Suppose that the identity of a museum visitor is known in advance from the ID data on his or her museum card. The ownership of the museum card may be taken to support the idea that this person is a more knowledgeable in art then the average museum visitor, which may then be used to instruct the electronic guide to present information at more advanced level. In addition, the card might be used to store a visitor's personal settings and preferences.

In similar vein, when an e-guide might wirelessly sense that it is near a certain location, a beacon or a piece of art, the vicinity information may be utilized in different ways. In such a case, the visitor is relieved from the task of instructing the e-guide about his or her whereabouts or the task of instructing the device about the required level of complexity in the guidance information.

In addition, when a visitor spends considerable time in the vicinity of a particular item, the e-guide might provide additional or more comprehensive information about the item then the standard message. In this case, the e-guide system might infer from the visitors' hanging-around behavior that additional explanation is appropriate. In both these examples, information is used from a single source.

In a slightly more complex design, it may be possible to use data from different sources to create additional information. Visitors who spend a considerable amount of time near impressionist paintings and who spend, in a consistent manner, relatively little time near naive or abstract paintings may reveal a particular interest in impressionism as an indication that some sort of expert explanation might be appropriate for this visitor. Note however that the relation between time-near something information and amount of being-interested may not always hold.

The utilization of information from multiple sources may become even more advanced when information is used from outside the particular context of use. As an extension of the museum example, consider that the visitor's museum card or some other publicly accessible identity token, it may be possible to establish a link to information about the visitor on the internet, such as his or her homepage, information from social-networking sites such as ORKUT or FACEBOOK or professional information from sources such as LINKEDIN or company websites.

Suppose that, upon entering a museum, visitors might allow the e-guide system to utilize the information that is available about them on the Internet. This time, the purpose is to enhance the person's visiting experience by providing guiding information that is optimally adapted to his or her person's interests and experience.

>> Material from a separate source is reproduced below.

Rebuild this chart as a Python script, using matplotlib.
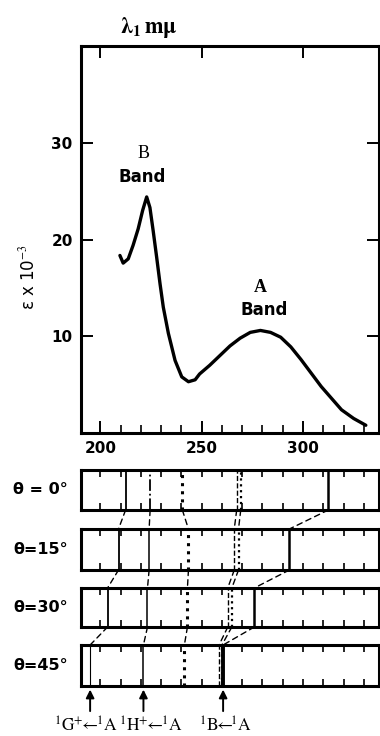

The e-guide system might utilizing the internet information about the visitor in various ways, using more and less advanced techniques, ranging from simple keyword matching, to personal profiling and agent-based metadata analysis using semantic web techniques. When a visitor has a homepage, for example, finding a keyword expression such as 'impressionist painting' under a heading 'interests' may be taken as a direct reference to a specific interest or a specific level of expertise. More often, keyword analysis will yield indirect references to interests and expertise when sets of words like 'Pisarro', 'beer' or 'knitting' may either strengthen, weaken or be neutral in their relation to certain interests or levels of expertise.